(Given exercise) Transcribe the full listing exactly, and drop every picture.
== Dataset extract
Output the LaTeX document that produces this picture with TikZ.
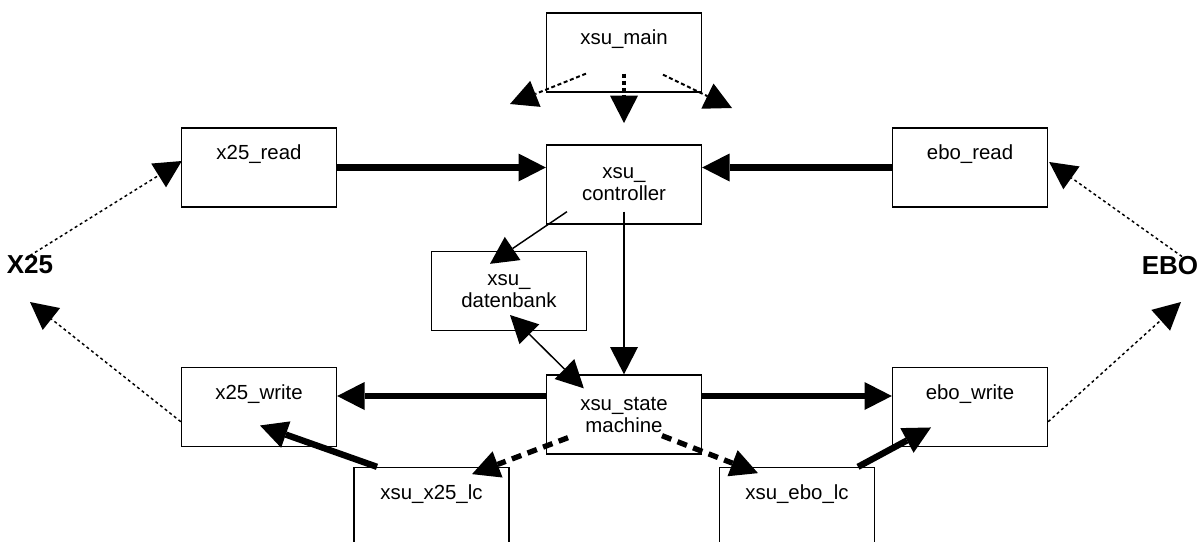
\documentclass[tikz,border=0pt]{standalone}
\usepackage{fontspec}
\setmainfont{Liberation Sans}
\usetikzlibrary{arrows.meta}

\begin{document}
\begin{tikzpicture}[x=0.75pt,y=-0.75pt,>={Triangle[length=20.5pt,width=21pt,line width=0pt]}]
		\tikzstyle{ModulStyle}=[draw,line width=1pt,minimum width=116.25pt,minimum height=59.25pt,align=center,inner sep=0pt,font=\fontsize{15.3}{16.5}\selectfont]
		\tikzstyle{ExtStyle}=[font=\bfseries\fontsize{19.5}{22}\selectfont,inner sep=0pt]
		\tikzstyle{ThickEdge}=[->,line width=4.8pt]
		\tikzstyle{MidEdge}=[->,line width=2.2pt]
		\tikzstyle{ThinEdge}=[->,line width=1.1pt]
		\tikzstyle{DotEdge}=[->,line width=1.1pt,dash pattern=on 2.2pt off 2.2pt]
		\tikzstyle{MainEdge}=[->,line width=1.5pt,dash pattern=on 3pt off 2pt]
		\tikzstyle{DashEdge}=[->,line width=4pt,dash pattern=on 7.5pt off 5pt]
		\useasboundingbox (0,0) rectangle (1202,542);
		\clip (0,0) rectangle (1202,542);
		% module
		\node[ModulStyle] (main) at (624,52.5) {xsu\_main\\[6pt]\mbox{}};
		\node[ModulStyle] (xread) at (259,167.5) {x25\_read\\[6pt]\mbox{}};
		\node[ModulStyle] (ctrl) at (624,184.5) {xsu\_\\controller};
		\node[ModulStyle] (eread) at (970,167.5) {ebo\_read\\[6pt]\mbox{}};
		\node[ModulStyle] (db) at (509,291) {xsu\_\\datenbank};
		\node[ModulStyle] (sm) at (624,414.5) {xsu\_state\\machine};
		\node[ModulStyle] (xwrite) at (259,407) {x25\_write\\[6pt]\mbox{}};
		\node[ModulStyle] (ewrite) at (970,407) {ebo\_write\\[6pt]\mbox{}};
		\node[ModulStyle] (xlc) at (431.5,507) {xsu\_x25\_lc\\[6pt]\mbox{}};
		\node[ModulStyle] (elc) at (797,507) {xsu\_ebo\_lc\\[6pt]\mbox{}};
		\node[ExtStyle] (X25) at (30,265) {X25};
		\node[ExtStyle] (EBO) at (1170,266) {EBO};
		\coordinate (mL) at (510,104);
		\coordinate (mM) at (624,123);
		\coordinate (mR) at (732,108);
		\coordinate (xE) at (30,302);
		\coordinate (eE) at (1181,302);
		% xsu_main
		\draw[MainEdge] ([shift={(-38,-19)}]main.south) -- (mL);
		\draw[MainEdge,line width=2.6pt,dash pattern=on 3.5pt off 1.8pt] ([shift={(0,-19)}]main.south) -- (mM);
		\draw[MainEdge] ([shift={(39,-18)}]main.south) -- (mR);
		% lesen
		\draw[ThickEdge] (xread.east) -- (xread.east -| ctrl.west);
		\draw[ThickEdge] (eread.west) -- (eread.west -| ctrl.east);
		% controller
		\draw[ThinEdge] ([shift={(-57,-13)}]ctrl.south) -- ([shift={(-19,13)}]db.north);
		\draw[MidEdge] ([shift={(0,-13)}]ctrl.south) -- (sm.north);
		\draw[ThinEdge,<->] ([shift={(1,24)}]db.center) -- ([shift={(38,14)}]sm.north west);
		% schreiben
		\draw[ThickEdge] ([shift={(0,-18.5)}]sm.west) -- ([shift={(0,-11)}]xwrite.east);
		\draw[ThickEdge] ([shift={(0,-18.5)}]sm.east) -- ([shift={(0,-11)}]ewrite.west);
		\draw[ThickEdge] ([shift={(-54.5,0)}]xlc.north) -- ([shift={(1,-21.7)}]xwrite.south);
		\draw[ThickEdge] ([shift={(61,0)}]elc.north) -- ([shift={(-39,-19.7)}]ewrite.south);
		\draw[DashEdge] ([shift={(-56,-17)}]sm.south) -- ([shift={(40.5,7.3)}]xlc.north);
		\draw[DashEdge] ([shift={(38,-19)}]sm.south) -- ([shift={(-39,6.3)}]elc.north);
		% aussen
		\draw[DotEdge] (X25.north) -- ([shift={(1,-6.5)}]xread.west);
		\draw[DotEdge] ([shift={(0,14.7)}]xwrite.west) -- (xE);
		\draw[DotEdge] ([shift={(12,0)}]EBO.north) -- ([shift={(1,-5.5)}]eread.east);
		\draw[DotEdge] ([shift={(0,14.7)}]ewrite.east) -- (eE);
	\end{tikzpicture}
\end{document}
====
(Response)
Output the LaTeX document that produces this picture with TikZ.
\documentclass[tikz,border=0pt]{standalone}
\usepackage{fontspec}
\setmainfont{Liberation Sans}
\usetikzlibrary{arrows.meta}

\begin{document}
\begin{tikzpicture}[x=0.75pt,y=-0.75pt,>={Triangle[length=20.5pt,width=21pt,line width=0pt]}]
		\tikzstyle{ModulStyle}=[draw,line width=1pt,minimum width=116.25pt,minimum height=59.25pt,align=center,inner sep=0pt,font=\fontsize{15.3}{16.5}\selectfont]
		\tikzstyle{ExtStyle}=[font=\bfseries\fontsize{19.5}{22}\selectfont,inner sep=0pt]
		\tikzstyle{ThickEdge}=[->,line width=4.8pt]
		\tikzstyle{MidEdge}=[->,line width=2.2pt]
		\tikzstyle{ThinEdge}=[->,line width=1.1pt]
		\tikzstyle{DotEdge}=[->,line width=1.1pt,dash pattern=on 2.2pt off 2.2pt]
		\tikzstyle{MainEdge}=[->,line width=1.5pt,dash pattern=on 3pt off 2pt]
		\tikzstyle{DashEdge}=[->,line width=4pt,dash pattern=on 7.5pt off 5pt]
		\useasboundingbox (0,0) rectangle (1202,542);
		\clip (0,0) rectangle (1202,542);
		% module
		\node[ModulStyle] (main) at (624,52.5) {xsu\_main\\[6pt]\mbox{}};
		\node[ModulStyle] (xread) at (259,167.5) {x25\_read\\[6pt]\mbox{}};
		\node[ModulStyle] (ctrl) at (624,184.5) {xsu\_\\controller};
		\node[ModulStyle] (eread) at (970,167.5) {ebo\_read\\[6pt]\mbox{}};
		\node[ModulStyle] (db) at (509,291) {xsu\_\\datenbank};
		\node[ModulStyle] (sm) at (624,414.5) {xsu\_state\\machine};
		\node[ModulStyle] (xwrite) at (259,407) {x25\_write\\[6pt]\mbox{}};
		\node[ModulStyle] (ewrite) at (970,407) {ebo\_write\\[6pt]\mbox{}};
		\node[ModulStyle] (xlc) at (431.5,507) {xsu\_x25\_lc\\[6pt]\mbox{}};
		\node[ModulStyle] (elc) at (797,507) {xsu\_ebo\_lc\\[6pt]\mbox{}};
		\node[ExtStyle] (X25) at (30,265) {X25};
		\node[ExtStyle] (EBO) at (1170,266) {EBO};
		\coordinate (mL) at (510,104);
		\coordinate (mM) at (624,123);
		\coordinate (mR) at (732,108);
		\coordinate (xE) at (30,302);
		\coordinate (eE) at (1181,302);
		% xsu_main
		\draw[MainEdge] ([shift={(-38,-19)}]main.south) -- (mL);
		\draw[MainEdge,line width=2.6pt,dash pattern=on 3.5pt off 1.8pt] ([shift={(0,-19)}]main.south) -- (mM);
		\draw[MainEdge] ([shift={(39,-18)}]main.south) -- (mR);
		% lesen
		\draw[ThickEdge] (xread.east) -- (xread.east -| ctrl.west);
		\draw[ThickEdge] (eread.west) -- (eread.west -| ctrl.east);
		% controller
		\draw[ThinEdge] ([shift={(-57,-13)}]ctrl.south) -- ([shift={(-19,13)}]db.north);
		\draw[MidEdge] ([shift={(0,-13)}]ctrl.south) -- (sm.north);
		\draw[ThinEdge,<->] ([shift={(1,24)}]db.center) -- ([shift={(38,14)}]sm.north west);
		% schreiben
		\draw[ThickEdge] ([shift={(0,-18.5)}]sm.west) -- ([shift={(0,-11)}]xwrite.east);
		\draw[ThickEdge] ([shift={(0,-18.5)}]sm.east) -- ([shift={(0,-11)}]ewrite.west);
		\draw[ThickEdge] ([shift={(-54.5,0)}]xlc.north) -- ([shift={(1,-21.7)}]xwrite.south);
		\draw[ThickEdge] ([shift={(61,0)}]elc.north) -- ([shift={(-39,-19.7)}]ewrite.south);
		\draw[DashEdge] ([shift={(-56,-17)}]sm.south) -- ([shift={(40.5,7.3)}]xlc.north);
		\draw[DashEdge] ([shift={(38,-19)}]sm.south) -- ([shift={(-39,6.3)}]elc.north);
		% aussen
		\draw[DotEdge] (X25.north) -- ([shift={(1,-6.5)}]xread.west);
		\draw[DotEdge] ([shift={(0,14.7)}]xwrite.west) -- (xE);
		\draw[DotEdge] ([shift={(12,0)}]EBO.north) -- ([shift={(1,-5.5)}]eread.east);
		\draw[DotEdge] ([shift={(0,14.7)}]ewrite.east) -- (eE);
	\end{tikzpicture}
\end{document}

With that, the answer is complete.